• [Instructions for the task]:
Retype word for word the first line of the listing and each line after it up to the line with "from bokeh.resources import INLINE", with the pictures taken out.

• [Recorded data]:

^^^^^^^^

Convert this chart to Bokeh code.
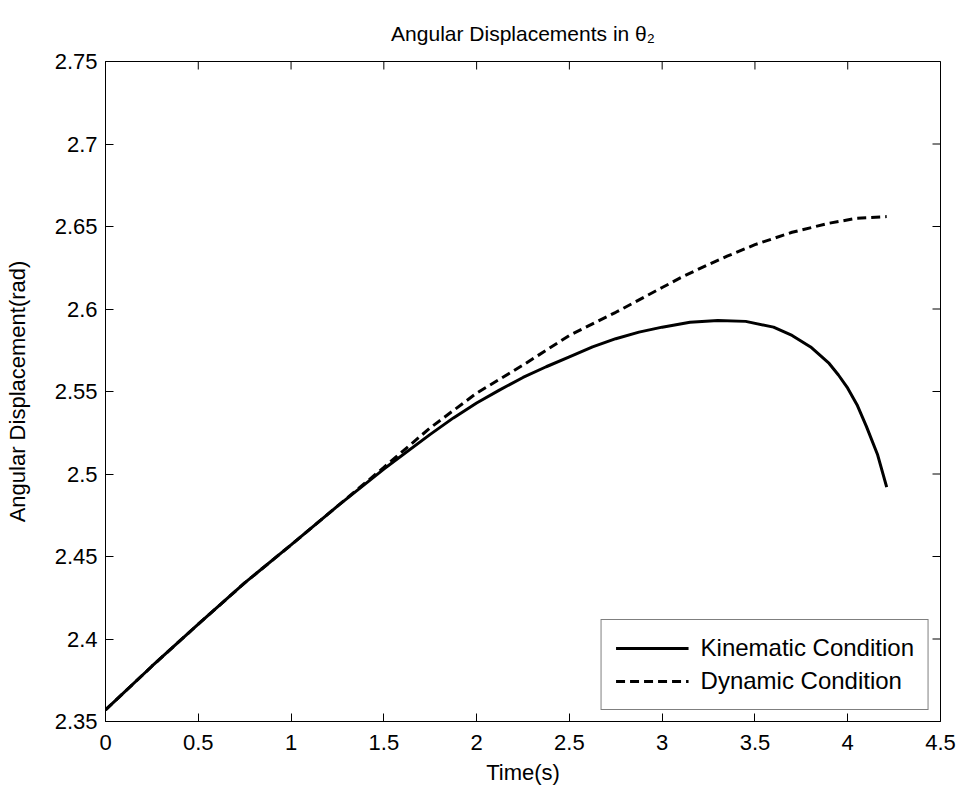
import math
from bokeh.plotting import figure
from bokeh.models import Range1d, FixedTicker, Legend, LegendItem
from bokeh.embed import file_html
from bokeh.resources import INLINE

# ---- data ----
t_kin = [0.0, 0.25, 0.5, 0.75, 1.0, 1.25, 1.5, 1.75, 1.875, 2.0, 2.125, 2.25, 2.375, 2.5, 2.625,
         2.75, 2.875, 3.0, 3.15, 3.3, 3.45, 3.6, 3.7, 3.8, 3.9, 3.95, 4.0, 4.05, 4.1, 4.16, 4.21]
kin = [2.357, 2.3835, 2.409, 2.434, 2.457, 2.4805, 2.503, 2.524, 2.534, 2.543, 2.551, 2.5585, 2.565,
       2.571, 2.577, 2.582, 2.586, 2.589, 2.592, 2.593, 2.5925, 2.589, 2.584, 2.577, 2.567, 2.560,
       2.552, 2.542, 2.529, 2.512, 2.492]

t_dyn = [0.0, 0.25, 0.5, 0.75, 1.0, 1.25, 1.5, 1.75, 2.0, 2.25, 2.5, 2.75, 3.0, 3.1,
         3.25, 3.35, 3.5, 3.7, 3.9, 4.05, 4.21]
dyn = [2.357, 2.3835, 2.409, 2.434, 2.457, 2.4805, 2.504, 2.528, 2.549, 2.566, 2.584, 2.598, 2.613,
       2.619, 2.627, 2.632, 2.639, 2.6465, 2.652, 2.655, 2.656]

x_ticks = [0, 0.5, 1, 1.5, 2, 2.5, 3, 3.5, 4, 4.5]
x_tick_labels = ["0", "0.5", "1", "1.5", "2", "2.5", "3", "3.5", "4", "4.5"]
y_ticks = [2.35, 2.4, 2.45, 2.5, 2.55, 2.6, 2.65, 2.7, 2.75]
y_tick_labels = ["2.35", "2.4", "2.45", "2.5", "2.55", "2.6", "2.65", "2.7", "2.75"]

title_text = "Angular Displacements in \u03b8\u2082"
x_label = "Time(s)"
y_label = "Angular Displacement(rad)"
series_names = ["Kinematic Condition", "Dynamic Condition"]

FONT = "Liberation Sans"
FS = "22px"
X0, X1 = 0, 4.5
Y0, Y1 = 2.35, 2.75

p = figure(width=962, height=794, output_backend="svg", toolbar_location=None,
           x_range=Range1d(X0, X1), y_range=Range1d(Y0, Y1),
           min_border_left=105, min_border_right=22, min_border_top=61, min_border_bottom=73,
           title=title_text)
p.background_fill_color = "white"
p.border_fill_color = "white"
p.outline_line_color = "black"
p.outline_line_width = 1
p.xgrid.visible = False
p.ygrid.visible = False

p.title.align = "center"
p.title.text_font = FONT
p.title.text_font_size = "21px"
p.title.text_font_style = "normal"
p.title.text_color = "black"
p.title.standoff = 34

for ax, ticks, labels in ((p.xaxis[0], x_ticks, x_tick_labels), (p.yaxis[0], y_ticks, y_tick_labels)):
    ax.ticker = FixedTicker(ticks=ticks)
    ax.major_label_overrides = {t: l for t, l in zip(ticks, labels)}
    ax.major_tick_in = 8
    ax.major_tick_out = 0
    ax.minor_tick_line_color = None
    ax.axis_line_color = "black"
    ax.major_tick_line_color = "black"
    ax.major_label_text_font = FONT
    ax.major_label_text_font_size = FS
    ax.major_label_text_color = "black"
    ax.axis_label_text_font = FONT
    ax.axis_label_text_font_size = FS
    ax.axis_label_text_font_style = "normal"
    ax.axis_label_text_color = "black"

p.xaxis[0].axis_label = x_label
p.yaxis[0].axis_label = y_label
p.xaxis[0].major_label_standoff = 13
p.xaxis[0].axis_label_standoff = 7
p.yaxis[0].major_label_standoff = 8
p.yaxis[0].axis_label_standoff = 22

# mirrored ticks on the top and right edges (the outer half is clipped by the frame)
p.scatter(x_ticks, [Y1] * len(x_ticks), marker="dash", angle=math.pi / 2, size=16,
          line_color="black", line_width=1)
p.scatter([X1] * len(y_ticks), y_ticks, marker="dash", size=16,
          line_color="black", line_width=1)

r1 = p.line(t_kin, kin, line_color="black", line_width=3)
r2 = p.line(t_dyn, dyn, line_color="black", line_width=3, line_dash="9 5")

legend = Legend(items=[LegendItem(label=series_names[0], renderers=[r1]),
                       LegendItem(label=series_names[1], renderers=[r2])],
                location="bottom_right")
legend.margin = 11
legend.padding = 14
legend.spacing = 5
legend.glyph_width = 73
legend.glyph_height = 24
legend.label_height = 24
legend.label_standoff = 12
legend.label_text_font = FONT
legend.label_text_font_size = "24px"
legend.label_text_color = "black"
legend.border_line_color = "black"
legend.border_line_width = 1
legend.background_fill_alpha = 1.0
p.add_layout(legend, "center")

open("out.html", "w").write(file_html(p, INLINE))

^^^^^^^^

• [Result for this task]:
Convert this chart to Bokeh code.
import math
from bokeh.plotting import figure
from bokeh.models import Range1d, FixedTicker, Legend, LegendItem
from bokeh.embed import file_html
from bokeh.resources import INLINE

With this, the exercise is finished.